Ross tried to do would be better. China knows it must do this sooner or later
and would be better off doing so now.
Mr. Trump might propose that China agree to use its best
efforts to offset the adjusted, net trade deficit with the US by increasing
imports from the US, which could be of agricultural commodities, liquid natural
gas (soon to be abundant in the US) and various forms of financial and other services.
An accounting could be kept, and the process monitored to be sure that China conforms
to the agreement, but how it does so would be left to it.
A special US-Chinese unit could also be established to
continually monitor and address mutual security issues. The US wants to be sure
that Chinese hacking of commercial trade secrets is ended and intellectual
property protected.
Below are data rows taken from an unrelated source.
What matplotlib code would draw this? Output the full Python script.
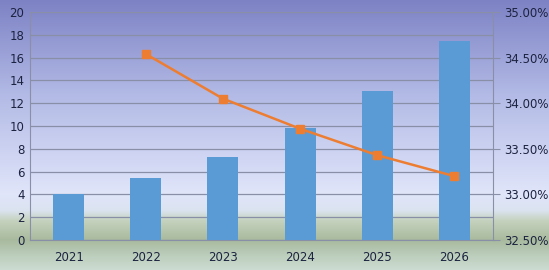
import numpy as np
import matplotlib.pyplot as plt
from matplotlib.colors import LinearSegmentedColormap
from matplotlib.ticker import FuncFormatter

years = ["2021", "2022", "2023", "2024", "2025", "2026"]
bar_values = [4.0, 5.4, 7.3, 9.8, 13.1, 17.5]
line_years = ["2022", "2023", "2024", "2025", "2026"]
line_values = [34.54, 34.05, 33.72, 33.43, 33.20]

fig = plt.figure(figsize=(5.49, 2.70), dpi=100)

# background gradient over the whole figure (top -> bottom)
bg = fig.add_axes([0, 0, 1, 1], zorder=0)
stops = [(0.0, (0.49, 0.51, 0.77)),
         (0.35, (0.70, 0.73, 0.90)),
         (0.72, (0.88, 0.90, 0.98)),
         (0.78, (0.86, 0.89, 0.94)),
         (0.82, (0.77, 0.82, 0.74)),
         (0.89, (0.66, 0.73, 0.62)),
         (0.95, (0.74, 0.81, 0.74)),
         (1.0, (0.80, 0.86, 0.82))]
cmap = LinearSegmentedColormap.from_list("bg", stops)
grad = np.linspace(0, 1, 256).reshape(-1, 1)
bg.imshow(grad, aspect="auto", cmap=cmap, extent=[0, 1, 0, 1], origin="upper")
bg.axis("off")

ax = fig.add_axes([30/549, 30/270, 463/549, 228/270], zorder=1)
ax.patch.set_alpha(0)
x = np.arange(len(years))
ax.bar(x, bar_values, width=0.4, color="#5B9BD5", zorder=3)
ax.set_xlim(-0.5, len(years) - 0.5)
ax.set_ylim(0, 20)
ax.set_yticks(range(0, 21, 2))
ax.set_xticks(x)
ax.set_xticklabels(years)
ax.grid(axis="y", color="#8a8fa8", linewidth=0.9, zorder=0)
ax.set_axisbelow(True)
for s in ["top", "right"]:
    ax.spines[s].set_visible(False)
ax.spines["left"].set_color("#8a8fa8")
ax.spines["bottom"].set_color("#8a8fa8")
ax.tick_params(axis="both", length=0, labelsize=8.5, labelcolor="#1c2340")
ax.tick_params(axis="x", pad=8)
ax.tick_params(axis="y", pad=4)

ax2 = ax.twinx()
ax2.patch.set_alpha(0)
lx = [years.index(y) for y in line_years]
ax2.plot(lx, line_values, color="#ED7D31", linewidth=1.8, marker="s",
         markersize=5.5, zorder=4)
ax2.set_ylim(32.5, 35.0)
ax2.set_yticks(np.arange(32.5, 35.01, 0.5))
ax2.yaxis.set_major_formatter(FuncFormatter(lambda v, p: "%.2f%%" % v))
for s in ["top", "left", "bottom"]:
    ax2.spines[s].set_visible(False)
ax2.spines["right"].set_color("#8a8fa8")
ax2.tick_params(axis="y", length=5, color="#8a8fa8", labelsize=8.5,
                labelcolor="#1c2340", pad=3)

fig.savefig("out.png", dpi=100)
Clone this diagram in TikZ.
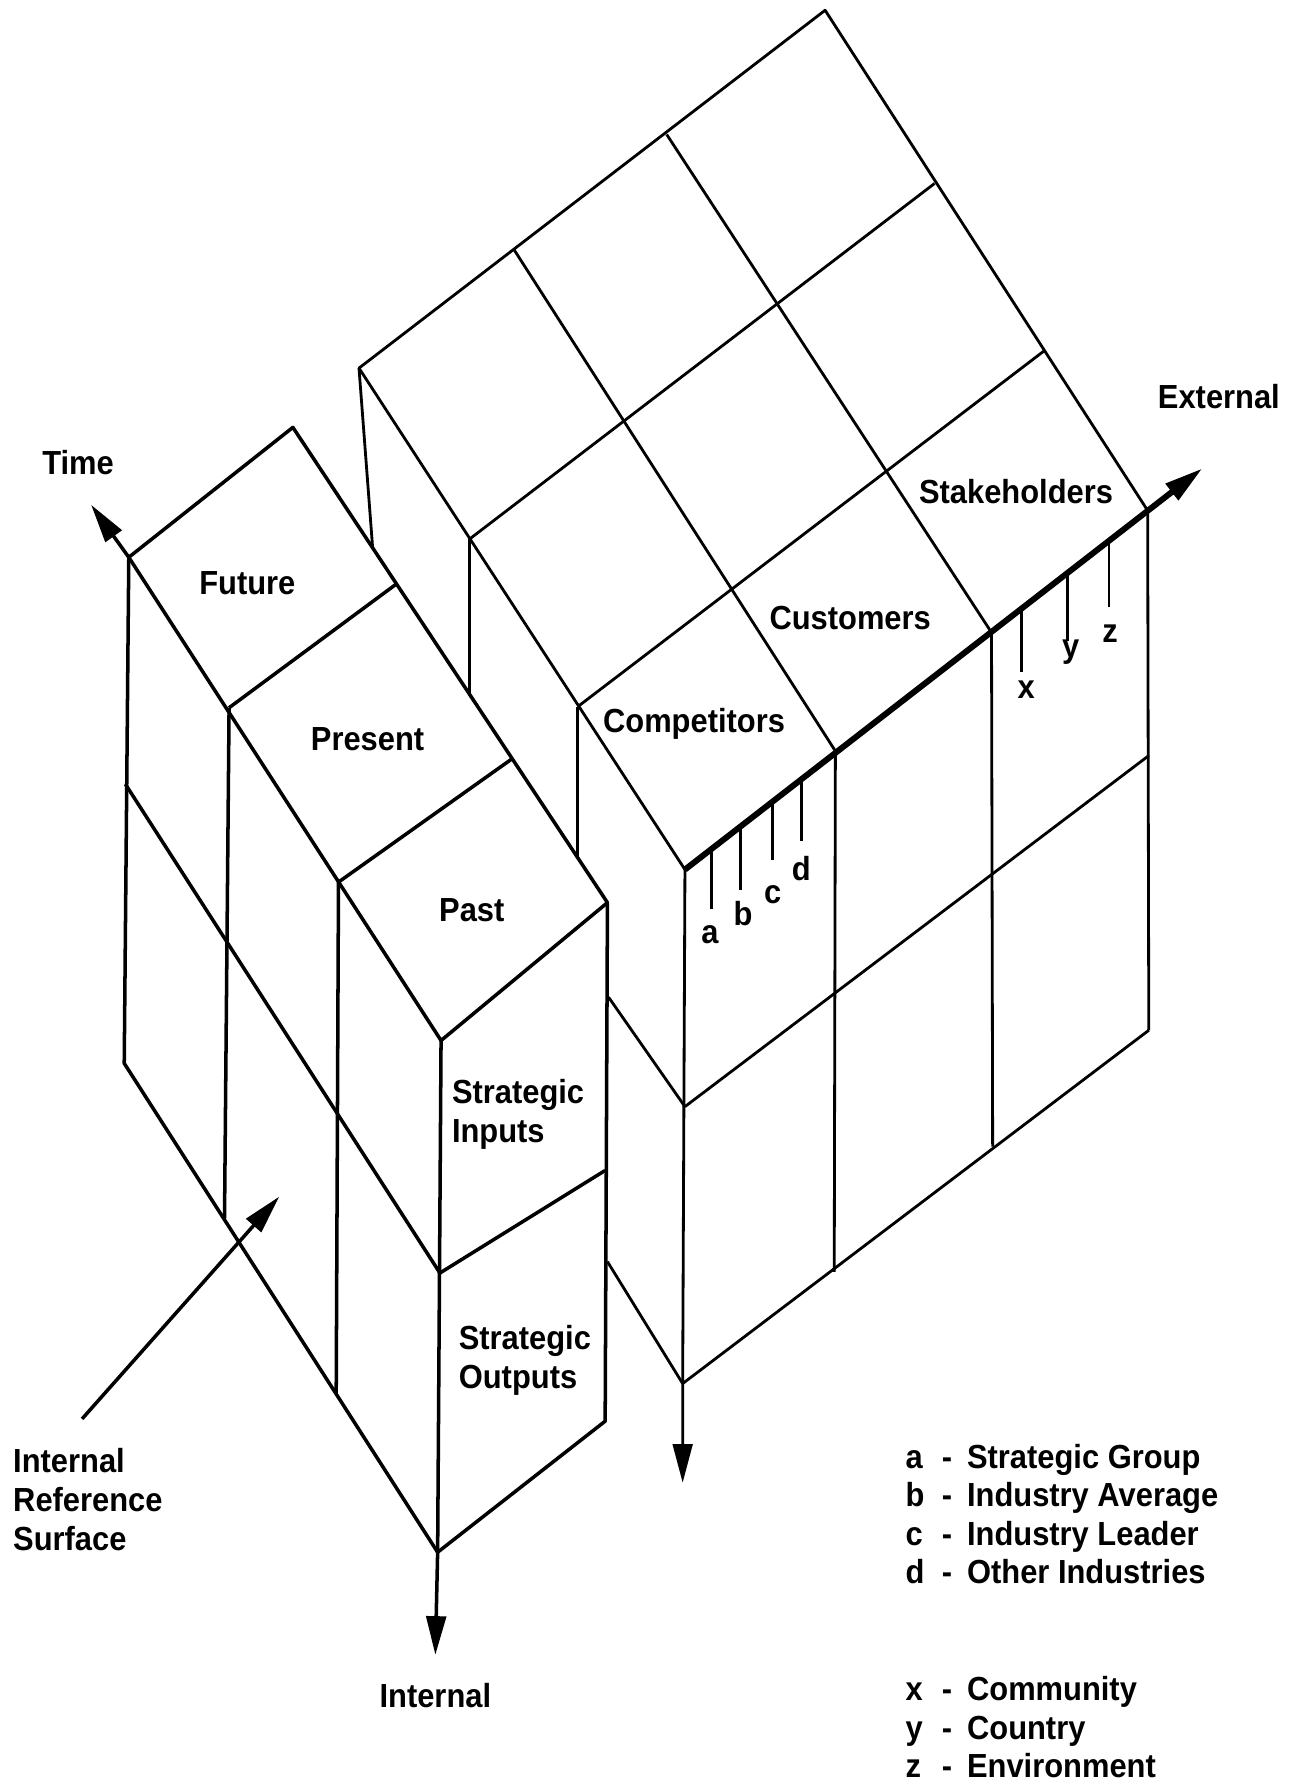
\documentclass[tikz,border=0pt]{standalone}
\usepackage{fontspec}
\setmainfont{Liberation Sans}[FakeStretch=0.925]
\usetikzlibrary{arrows.meta}
\newcommand{\keyline}[2]{\makebox[10.3pt][l]{#1}\makebox[7.2pt][l]{-}#2}

\begin{document}
\begin{tikzpicture}[x=0.011395cm,y=-0.011395cm,
  >={Triangle[length=11pt,width=5.6pt]},
  block/.style={line width=1pt,line join=round},
  grid/.style={line width=.8pt,line join=round},
  ridge/.style={line width=1.7pt},
  lbl/.style={font=\bfseries\fontsize{9.5}{11}\selectfont,inner sep=0pt}]
\useasboundingbox (0,0) rectangle (1140,1568);

% back block: roof
\coordinate (r00) at (315,323);
\coordinate (r10) at (451,219);
\coordinate (r20) at (585,118);
\coordinate (r30) at (724,9);
\coordinate (r01) at (412,473);
\coordinate (r31) at (820,161);
\coordinate (r02) at (507,620);
\coordinate (r32) at (916,308);
\coordinate (r03) at (601,763);
\coordinate (r13) at (733,659);
\coordinate (r23) at (870,555);
\coordinate (r33) at (1007,448);
\coordinate (extTip) at (1055,411);

\draw[grid] (r03) -- (r00) -- (r30) -- (r33);
\draw[grid] (r01) -- (r31);
\draw[grid] (r02) -- (r32);
\draw[grid] (r10) -- (r13);
\draw[grid] (r20) -- (r23);
\draw[ridge,->] (r03) -- (extTip);

% back block: front face
\coordinate (f0m) at (601,971);
\coordinate (f1m) at (733,871);
\coordinate (f2m) at (871,765);
\coordinate (f3m) at (1008,663);
\coordinate (f0b) at (599,1214);
\coordinate (f1b) at (732,1116);
\coordinate (f2b) at (871,1006);
\coordinate (f3b) at (1008,904);
\coordinate (downTip) at (599,1301);

\draw[grid,->] (r03) -- (f0b) -- (downTip);
\draw[grid] (r13) -- (f1b);
\draw[grid] (r23) -- (f2b);
\draw[grid] (r33) -- (f3b);
\draw[grid] (f0m) -- (f3m);
\draw[grid] (f0b) -- (f3b);

% back block: left face, behind the front block
\draw[grid] (r00) -- (327,481);
\draw[grid] (r01) -- (412,609);
\draw[grid] (r02) -- (507,752);
\draw[grid] (534,875) -- (f0m);
\draw[grid] (533,1107) -- (f0b);

% ticks under the ridge
\draw[grid] (624,746) -- (624,798);
\draw[grid] (650,726) -- (650,781);
\draw[grid] (678,704) -- (678,755);
\draw[grid] (703,685) -- (703,738);
\draw[grid] (896.5,535) -- (896.5,590);
\draw[grid] (937,504) -- (937,562);
\draw[grid] (973,475) -- (973,533);
\node[lbl,anchor=base] (tickA) at (623,828) {a};
\node[lbl,anchor=base] (tickB) at (652,812) {b};
\node[lbl,anchor=base] (tickC) at (678,793) {c};
\node[lbl,anchor=base] (tickD) at (703,773) {d};
\node[lbl,anchor=base] (tickX) at (900.5,612.5) {x};
\node[lbl,anchor=base] (tickY) at (939.5,577) {y};
\node[lbl,anchor=base] (tickZ) at (974,564) {z};

% front block
\coordinate (LL) at (113,489);
\coordinate (LT) at (257,375);
\coordinate (LR) at (533,792);
\coordinate (LF) at (387,913);
\coordinate (L1) at (201,621);
\coordinate (L2) at (297,774);
\coordinate (R1) at (347,513);
\coordinate (R2) at (449,666);
\coordinate (LLm) at (110,688);
\coordinate (LFm) at (386,1117);
\coordinate (LRm) at (531,1027);
\coordinate (LLb) at (109,933);
\coordinate (L1b) at (197,1069);
\coordinate (L2b) at (295,1223);
\coordinate (LFb) at (384,1362);
\coordinate (LRb) at (531,1247);
\coordinate (timeTip) at (80,443);
\coordinate (intTip) at (382,1452);

\draw[block] (LL) -- (LT) -- (LR) -- (LF) -- cycle;
\draw[block] (L1) -- (R1);
\draw[block] (L2) -- (R2);
\draw[block] (LL) -- (LLb) -- (LFb) -- (LRb) -- (LR);
\draw[block] (L1) -- (L1b);
\draw[block] (L2) -- (L2b);
\draw[block] (LLm) -- (LFm) -- (LRm);
\draw[block,->] (LF) -- (LFb) -- (intTip);
\draw[block,->] (LL) -- (timeTip);

% labels
\node[lbl,anchor=base] (time) at (68.5,416) {Time};
\node[lbl,anchor=base] (future) at (217,522) {Future};
\node[lbl,anchor=base] (present) at (322.5,658.5) {Present};
\node[lbl,anchor=base] (past) at (414,808.5) {Past};
\node[lbl,anchor=north west,align=left] (inputs) at (396,946.5) {Strategic\\Inputs};
\node[lbl,anchor=north west,align=left] (outputs) at (402,1162.5) {Strategic\\Outputs};
\node[lbl,anchor=base] (internal) at (382,1498) {Internal};
\node[lbl,anchor=north west,align=left] (surface) at (11,1270.5) {Internal\\Reference\\Surface};
\node[lbl,anchor=base] (competitors) at (609,642.5) {Competitors};
\node[lbl,anchor=base] (customers) at (746,552) {Customers};
\node[lbl,anchor=base] (stakeholders) at (891.5,442) {Stakeholders};
\node[lbl,anchor=base] (external) at (1069.5,358) {External};

\coordinate (surfTip) at (245,1050);
\draw[block,->] (72,1245) -- (surfTip);

% key
\node[lbl,anchor=base west] (keyA) at (794,1288.5) {\keyline{a}{Strategic Group}};
\node[lbl,anchor=base west] (keyB) at (794,1322.2) {\keyline{b}{Industry Average}};
\node[lbl,anchor=base west] (keyC) at (794,1355.8) {\keyline{c}{Industry Leader}};
\node[lbl,anchor=base west] (keyD) at (794,1389.5) {\keyline{d}{Other Industries}};
\node[lbl,anchor=base west] (keyX) at (794,1492) {\keyline{x}{Community}};
\node[lbl,anchor=base west] (keyY) at (794,1526) {\keyline{y}{Country}};
\node[lbl,anchor=base west] (keyZ) at (794,1560) {\keyline{z}{Environment}};

\end{tikzpicture}
\end{document}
The Chinese want to be able to develop their technology
industries, which the US should not object to if the effort conforms with
restrictions on government subsidies recognized by the WTO and the EU. The US
should leave private sector trade and investment in the high-tech sector to
market forces, except for highly specific cases involving national security.
Having had the necessary dramatic opening session to satisfy
local populations that each country is hanging tough on this important round of
trade talks, it is time to get them off the stage and settled into quiet
discussions of the complicated but hugely important trade relations between the
two countries. A pragmatic solution awaits.